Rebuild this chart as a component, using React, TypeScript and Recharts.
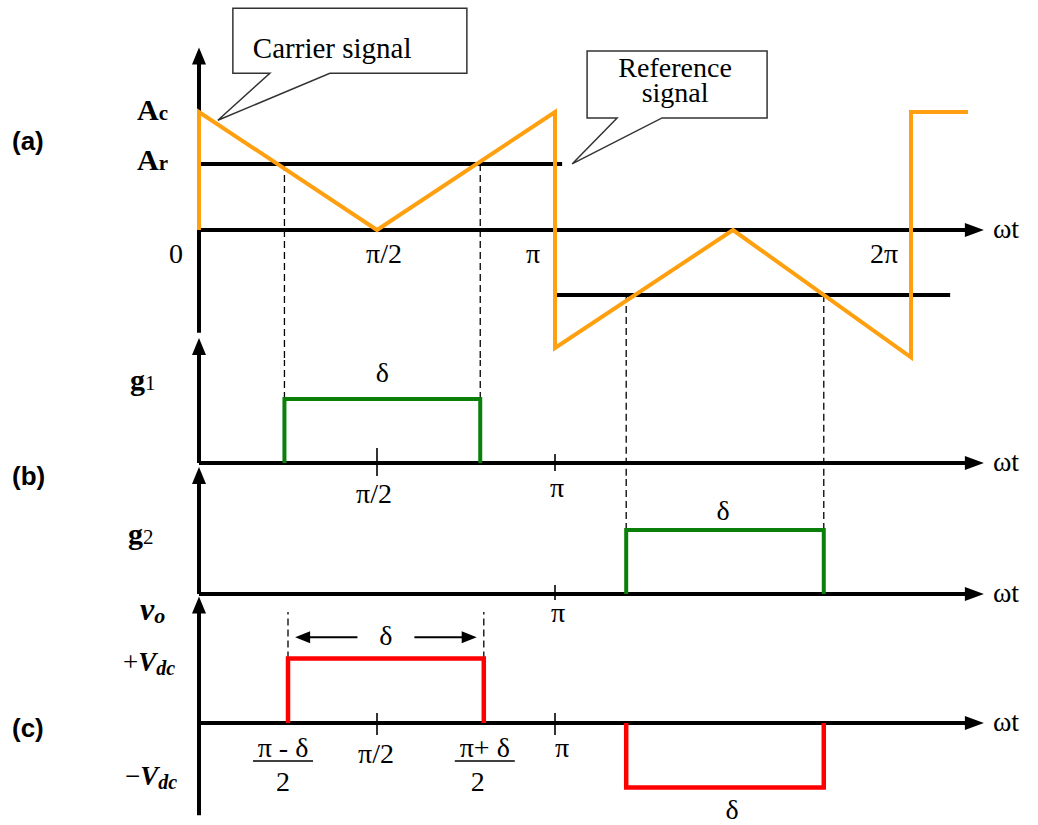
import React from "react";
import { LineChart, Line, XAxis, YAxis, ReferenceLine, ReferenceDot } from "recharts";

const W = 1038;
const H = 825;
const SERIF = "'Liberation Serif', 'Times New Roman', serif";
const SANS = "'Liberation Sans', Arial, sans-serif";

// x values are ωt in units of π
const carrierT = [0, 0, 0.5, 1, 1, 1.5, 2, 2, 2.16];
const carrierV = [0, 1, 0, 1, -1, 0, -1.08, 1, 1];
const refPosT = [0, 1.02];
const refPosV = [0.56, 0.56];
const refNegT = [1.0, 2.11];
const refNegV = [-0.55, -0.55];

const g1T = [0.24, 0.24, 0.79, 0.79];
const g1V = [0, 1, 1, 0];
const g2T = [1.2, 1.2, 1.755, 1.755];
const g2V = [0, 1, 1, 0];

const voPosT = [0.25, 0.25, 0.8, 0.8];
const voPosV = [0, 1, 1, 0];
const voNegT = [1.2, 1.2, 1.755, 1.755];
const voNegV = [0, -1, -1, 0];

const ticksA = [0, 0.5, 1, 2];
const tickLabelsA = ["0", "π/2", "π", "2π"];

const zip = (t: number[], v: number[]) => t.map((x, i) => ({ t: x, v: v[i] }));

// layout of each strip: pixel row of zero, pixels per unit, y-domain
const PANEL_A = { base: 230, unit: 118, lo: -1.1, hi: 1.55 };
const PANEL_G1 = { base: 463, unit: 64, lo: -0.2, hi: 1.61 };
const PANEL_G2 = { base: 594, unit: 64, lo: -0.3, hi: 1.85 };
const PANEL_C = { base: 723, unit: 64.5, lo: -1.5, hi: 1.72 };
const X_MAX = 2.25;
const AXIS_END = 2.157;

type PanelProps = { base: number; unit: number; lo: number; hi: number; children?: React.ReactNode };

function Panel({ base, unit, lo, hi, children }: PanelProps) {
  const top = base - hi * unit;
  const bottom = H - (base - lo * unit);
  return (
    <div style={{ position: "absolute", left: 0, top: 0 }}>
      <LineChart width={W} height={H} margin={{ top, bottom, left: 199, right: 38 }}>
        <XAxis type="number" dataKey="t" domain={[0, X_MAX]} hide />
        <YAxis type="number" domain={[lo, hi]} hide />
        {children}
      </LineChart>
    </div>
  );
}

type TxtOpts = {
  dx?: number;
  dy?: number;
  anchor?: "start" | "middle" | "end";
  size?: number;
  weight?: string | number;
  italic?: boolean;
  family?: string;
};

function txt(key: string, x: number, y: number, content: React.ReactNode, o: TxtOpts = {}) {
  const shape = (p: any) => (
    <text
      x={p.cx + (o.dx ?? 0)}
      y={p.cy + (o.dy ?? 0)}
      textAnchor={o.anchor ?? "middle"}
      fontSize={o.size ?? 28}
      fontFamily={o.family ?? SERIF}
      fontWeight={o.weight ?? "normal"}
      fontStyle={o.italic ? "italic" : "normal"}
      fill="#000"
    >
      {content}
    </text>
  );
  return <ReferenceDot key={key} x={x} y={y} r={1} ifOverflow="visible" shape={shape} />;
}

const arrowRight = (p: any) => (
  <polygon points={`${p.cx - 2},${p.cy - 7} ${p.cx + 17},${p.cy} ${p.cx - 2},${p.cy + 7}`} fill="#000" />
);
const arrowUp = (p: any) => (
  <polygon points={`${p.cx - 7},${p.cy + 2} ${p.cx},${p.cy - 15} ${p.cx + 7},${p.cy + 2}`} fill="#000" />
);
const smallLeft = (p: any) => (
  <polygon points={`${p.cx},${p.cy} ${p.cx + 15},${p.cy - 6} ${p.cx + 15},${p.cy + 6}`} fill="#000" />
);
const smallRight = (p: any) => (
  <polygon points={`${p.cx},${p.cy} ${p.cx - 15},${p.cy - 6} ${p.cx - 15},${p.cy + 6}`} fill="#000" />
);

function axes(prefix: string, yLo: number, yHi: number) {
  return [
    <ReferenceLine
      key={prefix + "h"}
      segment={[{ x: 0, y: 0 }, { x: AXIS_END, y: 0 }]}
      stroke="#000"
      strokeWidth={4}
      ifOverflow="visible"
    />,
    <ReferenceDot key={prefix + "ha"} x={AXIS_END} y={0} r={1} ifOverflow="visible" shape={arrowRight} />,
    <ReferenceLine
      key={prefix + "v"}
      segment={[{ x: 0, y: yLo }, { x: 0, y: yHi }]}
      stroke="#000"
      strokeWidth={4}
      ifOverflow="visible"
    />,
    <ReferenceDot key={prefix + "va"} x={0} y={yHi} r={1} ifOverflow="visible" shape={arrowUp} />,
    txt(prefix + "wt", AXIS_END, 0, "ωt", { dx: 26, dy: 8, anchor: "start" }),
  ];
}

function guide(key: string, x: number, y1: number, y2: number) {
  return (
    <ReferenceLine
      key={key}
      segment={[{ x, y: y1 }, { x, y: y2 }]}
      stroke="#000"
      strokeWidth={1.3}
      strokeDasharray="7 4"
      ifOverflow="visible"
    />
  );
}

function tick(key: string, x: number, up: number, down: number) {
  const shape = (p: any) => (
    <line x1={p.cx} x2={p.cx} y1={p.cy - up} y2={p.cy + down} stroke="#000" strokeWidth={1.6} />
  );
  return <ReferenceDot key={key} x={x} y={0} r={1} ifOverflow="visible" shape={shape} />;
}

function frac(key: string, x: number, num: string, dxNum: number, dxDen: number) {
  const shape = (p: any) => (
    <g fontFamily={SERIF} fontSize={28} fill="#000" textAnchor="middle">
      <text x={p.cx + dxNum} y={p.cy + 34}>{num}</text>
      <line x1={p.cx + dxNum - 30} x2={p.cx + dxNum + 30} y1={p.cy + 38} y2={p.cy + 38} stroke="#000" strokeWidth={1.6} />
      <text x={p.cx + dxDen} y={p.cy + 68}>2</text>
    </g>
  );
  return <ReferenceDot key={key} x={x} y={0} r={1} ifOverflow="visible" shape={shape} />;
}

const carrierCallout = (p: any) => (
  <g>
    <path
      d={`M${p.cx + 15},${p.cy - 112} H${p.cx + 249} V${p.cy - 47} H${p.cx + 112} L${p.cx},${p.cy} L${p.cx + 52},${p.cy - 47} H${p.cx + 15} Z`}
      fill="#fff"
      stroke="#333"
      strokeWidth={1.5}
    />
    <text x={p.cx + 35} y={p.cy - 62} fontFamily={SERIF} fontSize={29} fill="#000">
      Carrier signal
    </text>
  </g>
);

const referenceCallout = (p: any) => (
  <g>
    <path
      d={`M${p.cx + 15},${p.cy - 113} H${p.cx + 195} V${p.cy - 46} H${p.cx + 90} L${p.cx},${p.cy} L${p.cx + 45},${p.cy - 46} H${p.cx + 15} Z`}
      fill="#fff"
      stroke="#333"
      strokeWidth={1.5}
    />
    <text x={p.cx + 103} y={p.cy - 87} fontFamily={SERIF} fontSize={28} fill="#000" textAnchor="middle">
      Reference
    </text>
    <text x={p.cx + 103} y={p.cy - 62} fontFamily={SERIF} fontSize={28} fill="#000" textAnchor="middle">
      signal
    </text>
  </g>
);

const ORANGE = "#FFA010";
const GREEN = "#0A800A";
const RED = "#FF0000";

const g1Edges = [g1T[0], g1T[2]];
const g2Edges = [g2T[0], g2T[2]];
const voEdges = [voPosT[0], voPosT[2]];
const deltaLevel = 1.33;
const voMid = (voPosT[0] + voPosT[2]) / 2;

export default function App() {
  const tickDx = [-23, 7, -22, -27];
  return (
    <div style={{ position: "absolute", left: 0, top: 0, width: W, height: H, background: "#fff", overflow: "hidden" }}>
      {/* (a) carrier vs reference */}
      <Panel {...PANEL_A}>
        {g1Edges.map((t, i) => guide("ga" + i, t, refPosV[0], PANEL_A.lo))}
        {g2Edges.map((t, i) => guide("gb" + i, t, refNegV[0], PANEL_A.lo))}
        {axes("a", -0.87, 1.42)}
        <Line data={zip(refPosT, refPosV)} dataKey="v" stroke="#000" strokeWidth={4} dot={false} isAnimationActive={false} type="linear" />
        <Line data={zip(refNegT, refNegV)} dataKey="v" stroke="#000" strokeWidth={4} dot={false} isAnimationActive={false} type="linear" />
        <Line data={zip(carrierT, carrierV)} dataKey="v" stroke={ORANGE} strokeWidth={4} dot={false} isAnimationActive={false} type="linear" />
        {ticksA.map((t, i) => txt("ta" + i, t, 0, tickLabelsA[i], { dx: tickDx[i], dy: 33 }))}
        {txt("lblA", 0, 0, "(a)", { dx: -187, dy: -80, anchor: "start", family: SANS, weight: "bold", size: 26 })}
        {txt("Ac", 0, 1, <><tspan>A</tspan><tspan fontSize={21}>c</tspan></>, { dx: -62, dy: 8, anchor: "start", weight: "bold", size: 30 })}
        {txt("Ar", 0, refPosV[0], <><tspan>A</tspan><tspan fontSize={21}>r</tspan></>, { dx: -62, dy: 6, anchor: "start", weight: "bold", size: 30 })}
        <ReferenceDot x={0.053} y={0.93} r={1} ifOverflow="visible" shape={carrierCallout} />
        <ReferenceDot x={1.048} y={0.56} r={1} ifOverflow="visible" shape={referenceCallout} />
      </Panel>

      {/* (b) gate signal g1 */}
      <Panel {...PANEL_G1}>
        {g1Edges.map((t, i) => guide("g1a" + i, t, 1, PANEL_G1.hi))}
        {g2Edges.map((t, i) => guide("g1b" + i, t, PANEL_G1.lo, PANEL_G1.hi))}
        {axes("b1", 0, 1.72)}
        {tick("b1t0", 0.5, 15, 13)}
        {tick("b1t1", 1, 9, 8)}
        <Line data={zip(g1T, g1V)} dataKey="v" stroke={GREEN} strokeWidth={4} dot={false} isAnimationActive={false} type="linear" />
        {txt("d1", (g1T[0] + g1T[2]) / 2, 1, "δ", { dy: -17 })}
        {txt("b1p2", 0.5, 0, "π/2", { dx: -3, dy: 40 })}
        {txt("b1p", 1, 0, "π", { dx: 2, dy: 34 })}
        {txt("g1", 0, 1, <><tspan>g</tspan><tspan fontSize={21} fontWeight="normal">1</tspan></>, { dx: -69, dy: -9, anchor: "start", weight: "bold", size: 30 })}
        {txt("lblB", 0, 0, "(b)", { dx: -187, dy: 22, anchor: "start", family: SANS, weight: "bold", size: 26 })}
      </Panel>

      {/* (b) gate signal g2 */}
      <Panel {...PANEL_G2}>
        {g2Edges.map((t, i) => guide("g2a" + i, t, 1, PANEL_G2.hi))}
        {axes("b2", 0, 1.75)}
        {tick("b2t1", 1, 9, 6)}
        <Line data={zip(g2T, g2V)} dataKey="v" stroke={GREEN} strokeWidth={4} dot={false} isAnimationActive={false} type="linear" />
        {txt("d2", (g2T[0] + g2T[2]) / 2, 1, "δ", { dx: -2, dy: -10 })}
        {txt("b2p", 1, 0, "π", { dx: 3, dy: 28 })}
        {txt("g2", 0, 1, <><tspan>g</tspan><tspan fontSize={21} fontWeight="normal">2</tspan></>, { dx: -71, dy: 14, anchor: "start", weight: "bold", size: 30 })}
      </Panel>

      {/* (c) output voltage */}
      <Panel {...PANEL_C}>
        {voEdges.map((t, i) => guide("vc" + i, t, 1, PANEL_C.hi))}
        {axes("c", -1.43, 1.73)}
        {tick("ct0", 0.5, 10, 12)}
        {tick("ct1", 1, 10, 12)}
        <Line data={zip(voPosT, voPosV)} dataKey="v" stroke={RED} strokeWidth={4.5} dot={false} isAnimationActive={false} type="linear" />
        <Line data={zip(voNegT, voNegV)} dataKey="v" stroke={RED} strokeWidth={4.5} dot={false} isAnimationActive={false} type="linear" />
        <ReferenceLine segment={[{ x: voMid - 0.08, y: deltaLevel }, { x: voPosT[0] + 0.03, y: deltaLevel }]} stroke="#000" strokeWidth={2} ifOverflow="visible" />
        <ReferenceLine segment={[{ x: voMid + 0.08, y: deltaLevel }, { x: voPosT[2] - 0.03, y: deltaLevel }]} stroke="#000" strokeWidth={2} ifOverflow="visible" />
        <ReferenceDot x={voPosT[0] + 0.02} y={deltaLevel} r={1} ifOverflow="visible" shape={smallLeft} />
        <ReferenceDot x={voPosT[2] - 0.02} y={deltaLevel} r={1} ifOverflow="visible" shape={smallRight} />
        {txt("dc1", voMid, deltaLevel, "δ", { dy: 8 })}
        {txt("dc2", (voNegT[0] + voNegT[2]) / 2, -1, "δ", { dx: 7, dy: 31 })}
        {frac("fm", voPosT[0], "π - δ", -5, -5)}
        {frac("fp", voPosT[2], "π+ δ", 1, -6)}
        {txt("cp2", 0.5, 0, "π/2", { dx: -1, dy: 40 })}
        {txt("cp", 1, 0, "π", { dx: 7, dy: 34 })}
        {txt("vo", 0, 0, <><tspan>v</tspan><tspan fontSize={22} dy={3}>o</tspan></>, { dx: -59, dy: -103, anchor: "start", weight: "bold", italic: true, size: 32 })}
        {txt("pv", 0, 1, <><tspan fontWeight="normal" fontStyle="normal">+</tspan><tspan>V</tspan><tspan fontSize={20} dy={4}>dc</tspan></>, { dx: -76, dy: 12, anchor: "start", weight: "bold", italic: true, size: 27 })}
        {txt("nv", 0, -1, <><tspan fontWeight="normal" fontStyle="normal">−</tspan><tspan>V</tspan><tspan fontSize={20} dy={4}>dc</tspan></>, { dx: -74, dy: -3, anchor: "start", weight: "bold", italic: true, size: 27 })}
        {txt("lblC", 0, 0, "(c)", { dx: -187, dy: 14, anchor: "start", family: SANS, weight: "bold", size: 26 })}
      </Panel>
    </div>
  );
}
┄┄┄┄┄┄┄┄┄┄┄┄┄┄┄┄┄┄┄┄
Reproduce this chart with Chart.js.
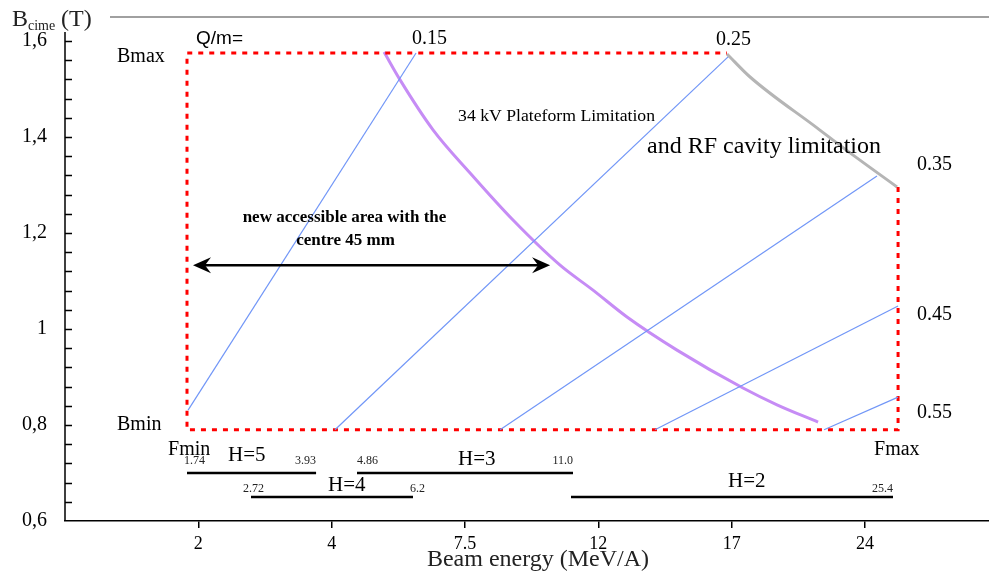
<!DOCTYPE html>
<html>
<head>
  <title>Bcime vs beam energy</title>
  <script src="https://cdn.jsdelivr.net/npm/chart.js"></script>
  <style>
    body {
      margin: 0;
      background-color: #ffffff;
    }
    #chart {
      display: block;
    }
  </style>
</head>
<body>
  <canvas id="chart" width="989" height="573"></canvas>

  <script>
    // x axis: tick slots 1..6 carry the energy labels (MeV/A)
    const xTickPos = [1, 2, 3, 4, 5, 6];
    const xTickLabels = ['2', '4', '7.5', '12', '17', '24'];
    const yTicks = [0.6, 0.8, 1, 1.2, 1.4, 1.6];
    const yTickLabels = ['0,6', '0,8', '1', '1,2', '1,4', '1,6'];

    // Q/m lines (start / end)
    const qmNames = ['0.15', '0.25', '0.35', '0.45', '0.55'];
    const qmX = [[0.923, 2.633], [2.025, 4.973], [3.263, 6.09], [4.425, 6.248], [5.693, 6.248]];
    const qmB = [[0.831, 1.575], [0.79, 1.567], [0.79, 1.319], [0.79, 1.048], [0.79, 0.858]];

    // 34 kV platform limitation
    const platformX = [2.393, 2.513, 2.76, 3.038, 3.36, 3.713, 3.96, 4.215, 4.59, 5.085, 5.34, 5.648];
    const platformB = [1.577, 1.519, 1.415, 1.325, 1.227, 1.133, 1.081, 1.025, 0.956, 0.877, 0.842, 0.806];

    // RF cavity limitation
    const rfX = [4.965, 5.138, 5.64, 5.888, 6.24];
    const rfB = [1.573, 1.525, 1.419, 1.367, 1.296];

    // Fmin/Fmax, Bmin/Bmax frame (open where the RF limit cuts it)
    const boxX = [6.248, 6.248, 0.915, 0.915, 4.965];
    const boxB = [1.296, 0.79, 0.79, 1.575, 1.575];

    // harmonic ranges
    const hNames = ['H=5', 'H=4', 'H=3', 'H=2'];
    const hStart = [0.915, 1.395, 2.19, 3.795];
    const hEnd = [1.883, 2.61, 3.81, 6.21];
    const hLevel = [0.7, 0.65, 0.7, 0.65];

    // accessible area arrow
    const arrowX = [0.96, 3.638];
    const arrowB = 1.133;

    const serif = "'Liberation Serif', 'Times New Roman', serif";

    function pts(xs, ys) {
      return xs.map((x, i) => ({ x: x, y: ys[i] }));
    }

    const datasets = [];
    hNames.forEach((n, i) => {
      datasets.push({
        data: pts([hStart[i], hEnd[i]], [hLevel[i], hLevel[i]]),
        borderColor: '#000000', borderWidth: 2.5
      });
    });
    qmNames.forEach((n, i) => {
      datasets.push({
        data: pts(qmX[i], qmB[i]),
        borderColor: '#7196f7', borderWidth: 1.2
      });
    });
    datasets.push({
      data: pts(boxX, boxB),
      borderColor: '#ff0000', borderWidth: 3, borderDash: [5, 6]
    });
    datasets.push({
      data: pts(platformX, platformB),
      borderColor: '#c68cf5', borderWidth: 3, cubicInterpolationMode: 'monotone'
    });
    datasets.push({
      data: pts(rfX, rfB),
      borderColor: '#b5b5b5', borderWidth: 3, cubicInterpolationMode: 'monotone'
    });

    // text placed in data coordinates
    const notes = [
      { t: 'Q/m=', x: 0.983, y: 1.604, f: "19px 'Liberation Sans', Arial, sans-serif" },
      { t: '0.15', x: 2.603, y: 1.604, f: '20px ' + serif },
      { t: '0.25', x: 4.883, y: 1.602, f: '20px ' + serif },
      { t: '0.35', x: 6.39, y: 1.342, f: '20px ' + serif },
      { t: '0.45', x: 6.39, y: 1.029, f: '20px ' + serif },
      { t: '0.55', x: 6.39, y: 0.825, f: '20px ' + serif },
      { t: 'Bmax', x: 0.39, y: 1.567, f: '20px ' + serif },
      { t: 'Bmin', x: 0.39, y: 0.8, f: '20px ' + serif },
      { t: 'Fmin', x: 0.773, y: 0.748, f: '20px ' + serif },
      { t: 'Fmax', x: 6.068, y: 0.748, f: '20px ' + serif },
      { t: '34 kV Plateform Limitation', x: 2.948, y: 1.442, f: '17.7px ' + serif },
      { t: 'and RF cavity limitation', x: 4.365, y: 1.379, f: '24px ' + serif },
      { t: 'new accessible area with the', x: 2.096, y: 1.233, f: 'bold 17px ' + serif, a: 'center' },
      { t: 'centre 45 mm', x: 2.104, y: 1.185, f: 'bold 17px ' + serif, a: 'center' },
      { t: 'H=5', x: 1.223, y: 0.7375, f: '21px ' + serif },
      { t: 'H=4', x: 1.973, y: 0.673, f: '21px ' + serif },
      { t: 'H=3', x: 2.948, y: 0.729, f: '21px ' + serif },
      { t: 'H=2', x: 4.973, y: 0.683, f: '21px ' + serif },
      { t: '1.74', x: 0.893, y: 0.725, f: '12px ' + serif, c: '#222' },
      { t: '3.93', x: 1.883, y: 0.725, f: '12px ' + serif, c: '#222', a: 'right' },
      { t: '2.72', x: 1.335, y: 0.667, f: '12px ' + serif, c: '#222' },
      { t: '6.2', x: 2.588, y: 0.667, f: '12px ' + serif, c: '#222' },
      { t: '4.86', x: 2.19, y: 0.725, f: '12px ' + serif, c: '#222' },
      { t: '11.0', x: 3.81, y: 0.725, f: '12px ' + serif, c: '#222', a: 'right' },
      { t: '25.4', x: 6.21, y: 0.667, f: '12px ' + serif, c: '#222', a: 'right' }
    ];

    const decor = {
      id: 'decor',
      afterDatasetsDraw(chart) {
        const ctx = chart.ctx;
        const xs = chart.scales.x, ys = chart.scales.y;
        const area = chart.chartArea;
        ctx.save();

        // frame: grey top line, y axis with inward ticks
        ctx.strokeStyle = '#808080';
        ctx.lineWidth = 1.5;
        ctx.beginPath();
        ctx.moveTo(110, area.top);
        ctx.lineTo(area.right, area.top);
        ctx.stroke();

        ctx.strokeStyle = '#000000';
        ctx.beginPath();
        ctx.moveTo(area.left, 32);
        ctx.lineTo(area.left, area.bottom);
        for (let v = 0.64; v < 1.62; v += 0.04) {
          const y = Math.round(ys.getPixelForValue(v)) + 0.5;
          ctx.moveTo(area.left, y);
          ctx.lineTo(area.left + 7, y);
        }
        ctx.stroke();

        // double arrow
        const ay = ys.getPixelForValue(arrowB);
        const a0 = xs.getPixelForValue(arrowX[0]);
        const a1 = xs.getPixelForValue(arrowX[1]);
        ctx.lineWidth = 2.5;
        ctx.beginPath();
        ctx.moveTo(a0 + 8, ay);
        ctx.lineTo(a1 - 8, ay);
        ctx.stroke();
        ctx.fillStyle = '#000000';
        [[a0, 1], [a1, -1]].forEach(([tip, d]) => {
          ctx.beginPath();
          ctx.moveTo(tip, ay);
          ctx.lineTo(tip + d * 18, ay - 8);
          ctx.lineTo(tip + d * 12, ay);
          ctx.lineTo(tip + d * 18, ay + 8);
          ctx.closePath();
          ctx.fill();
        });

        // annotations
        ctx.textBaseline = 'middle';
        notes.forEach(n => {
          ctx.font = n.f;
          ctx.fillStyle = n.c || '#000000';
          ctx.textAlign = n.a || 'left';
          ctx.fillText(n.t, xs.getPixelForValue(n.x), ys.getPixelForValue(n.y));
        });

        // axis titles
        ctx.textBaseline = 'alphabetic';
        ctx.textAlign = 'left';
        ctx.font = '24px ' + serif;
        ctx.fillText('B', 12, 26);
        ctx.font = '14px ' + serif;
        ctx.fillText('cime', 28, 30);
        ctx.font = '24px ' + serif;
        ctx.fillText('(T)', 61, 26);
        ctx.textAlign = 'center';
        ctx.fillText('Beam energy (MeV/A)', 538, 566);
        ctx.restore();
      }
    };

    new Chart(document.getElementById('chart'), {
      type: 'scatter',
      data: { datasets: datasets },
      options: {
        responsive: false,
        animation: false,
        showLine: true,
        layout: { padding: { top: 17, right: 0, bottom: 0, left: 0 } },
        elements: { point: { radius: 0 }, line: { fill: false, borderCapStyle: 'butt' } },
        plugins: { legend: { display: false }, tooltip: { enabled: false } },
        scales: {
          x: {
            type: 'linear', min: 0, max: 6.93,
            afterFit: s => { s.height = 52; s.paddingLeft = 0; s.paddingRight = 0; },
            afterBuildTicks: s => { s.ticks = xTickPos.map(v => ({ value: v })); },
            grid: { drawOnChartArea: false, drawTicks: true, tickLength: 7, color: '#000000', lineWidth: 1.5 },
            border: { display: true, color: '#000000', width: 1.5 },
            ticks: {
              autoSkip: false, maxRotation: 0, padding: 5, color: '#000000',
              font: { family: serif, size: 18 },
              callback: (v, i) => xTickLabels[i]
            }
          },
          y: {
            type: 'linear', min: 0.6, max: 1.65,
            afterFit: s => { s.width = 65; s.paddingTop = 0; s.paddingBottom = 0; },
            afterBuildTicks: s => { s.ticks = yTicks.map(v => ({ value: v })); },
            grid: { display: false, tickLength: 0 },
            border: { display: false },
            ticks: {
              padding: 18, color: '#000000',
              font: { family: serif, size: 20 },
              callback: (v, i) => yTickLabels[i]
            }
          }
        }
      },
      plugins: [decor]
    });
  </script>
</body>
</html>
┄┄┄┄┄┄┄┄┄┄┄┄┄┄┄┄┄┄┄┄
→ **Exercise details**: Repeat exactly, and only, the lines from the one containing "Reproduce this chart with Chart.js." through the one containing "const arrowB = 1.133;", both included, without the pictures.

→ **Finished answer**:
Reproduce this chart with Chart.js.
<!DOCTYPE html>
<html>
<head>
  <title>Bcime vs beam energy</title>
  <script src="https://cdn.jsdelivr.net/npm/chart.js"></script>
  <style>
    body {
      margin: 0;
      background-color: #ffffff;
    }
    #chart {
      display: block;
    }
  </style>
</head>
<body>
  <canvas id="chart" width="989" height="573"></canvas>

  <script>
    // x axis: tick slots 1..6 carry the energy labels (MeV/A)
    const xTickPos = [1, 2, 3, 4, 5, 6];
    const xTickLabels = ['2', '4', '7.5', '12', '17', '24'];
    const yTicks = [0.6, 0.8, 1, 1.2, 1.4, 1.6];
    const yTickLabels = ['0,6', '0,8', '1', '1,2', '1,4', '1,6'];

    // Q/m lines (start / end)
    const qmNames = ['0.15', '0.25', '0.35', '0.45', '0.55'];
    const qmX = [[0.923, 2.633], [2.025, 4.973], [3.263, 6.09], [4.425, 6.248], [5.693, 6.248]];
    const qmB = [[0.831, 1.575], [0.79, 1.567], [0.79, 1.319], [0.79, 1.048], [0.79, 0.858]];

    // 34 kV platform limitation
    const platformX = [2.393, 2.513, 2.76, 3.038, 3.36, 3.713, 3.96, 4.215, 4.59, 5.085, 5.34, 5.648];
    const platformB = [1.577, 1.519, 1.415, 1.325, 1.227, 1.133, 1.081, 1.025, 0.956, 0.877, 0.842, 0.806];

    // RF cavity limitation
    const rfX = [4.965, 5.138, 5.64, 5.888, 6.24];
    const rfB = [1.573, 1.525, 1.419, 1.367, 1.296];

    // Fmin/Fmax, Bmin/Bmax frame (open where the RF limit cuts it)
    const boxX = [6.248, 6.248, 0.915, 0.915, 4.965];
    const boxB = [1.296, 0.79, 0.79, 1.575, 1.575];

    // harmonic ranges
    const hNames = ['H=5', 'H=4', 'H=3', 'H=2'];
    const hStart = [0.915, 1.395, 2.19, 3.795];
    const hEnd = [1.883, 2.61, 3.81, 6.21];
    const hLevel = [0.7, 0.65, 0.7, 0.65];

    // accessible area arrow
    const arrowX = [0.96, 3.638];
    const arrowB = 1.133;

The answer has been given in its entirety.